Facebook is everywhere. One must be living under a rock to not know the social media giant. If you aren’t on Facebook, you are most likely the odd one in a group. With 2.23 billion active monthly users across the globe, it’s indeed the biggest virtual community in the world.
As friends and families connect online, marketers are taking advantage of the huge population to sell their products.
Known for its effective ad targeting features, marketers spend a chunk of their advertising budget on Facebook with the aim of converting leads. Unfortunately, not so many of them can attest to getting great results. Facebook isn’t to blame for this. The platform offers everyone a fair chance to reach their target audience. The thing is, some people are doing the wrong thing.
Here are five advertising mistakes most marketers make on Facebook:
1. Advertising to the same people
The billions of people on Facebook outnumber your target audience. Targeting your ad is necessary to focus on audiences tailored for you.
But targeting isn’t a one-off.
Most marketers use the same targeting settings continuously. Hence, they are advertising to the same set of people over and over again.
Your ad campaign might be great. But after a while, it becomes boring due to continuous exposure. No one wants to have the same message in their face always. Doing this makes you a nuisance to them – one they wish to get rid off.
If you must repeat your ad to the same audience, don’t over flog it.
A consumer who didn’t respond to your message after seeing it for the second time isn’t interested in your offering, at least, not at the moment.
Increase your chances of conversion by changing your ad targeting settings to reach a new set of people.
2. Making changes too quickly
The moment you launch your ad campaign, you want to see results. When that doesn’t happen immediately, you begin to wonder if you did the right thing.
Most marketers can’t resist the urge to change their ad campaign within the first few hours. They end up making changes to a campaign that might have turned out great.
Seating by your computer monitoring your campaign in the first hours isn’t such a good idea. Your schedule is different from that of your audience. While you have the free time to be online, they may be preoccupied with other things. Give them time to see your campaign when they come online. If you must make any changes, do it after 24 to 48 hours.
3. Abandoning your ad
While making changes to your ad shortly after you launch it isn’t advisable, you shouldn’t abandon it completely.
Facebook provides automation tools to help you track your campaign, but they aren’t to be relied on a 100%.
Numbers don’t lie; pay attention to them. If after 48 hours, the numbers aren’t encouraging, your worries are valid.
Is your campaign gaining traction? What are your audience saying about it? If your campaign is silent, you should find a way to get it talking.
4. Using a wrong ad format
Facebook caters to a diverse audience. It provides different advertising formats to meet the individual needs of each segment of the population. Making a pick from the lot without consideration leads to little or no results.
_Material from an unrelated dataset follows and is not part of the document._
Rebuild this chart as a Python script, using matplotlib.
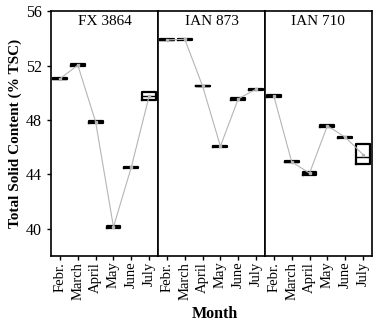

Who are your target audience? What advert format appeals to them the most? Having figured these out, you need to also consider your advertising goal. If you are after generating traffic to your site, video advertising isn’t the best fit. A strong image with catchy lines will get users on your site faster than making them watch a video.
5. Doing everything at once
It’s prudent to try out the various Facebook advertising options to understand how they work. But that should be done individually. Combining everything together mixes up the results, making you oblivious of what actually works.
Measurement is key.
There’s no better way to figure out winning campaigns than through evaluating your performance metrics. Isolate each of them, and track their progress. In the end, compare various results at hand to identify the most viable.C
Facebook advertising isn’t a game of luck. Don’t launch a campaign and just hope for it to do well. The content, format and strategy of your campaign determine your end results. Learn from these mistakes of others to increase your Return on Investment (ROI). Advertising is meant to be a game of profit, not loss.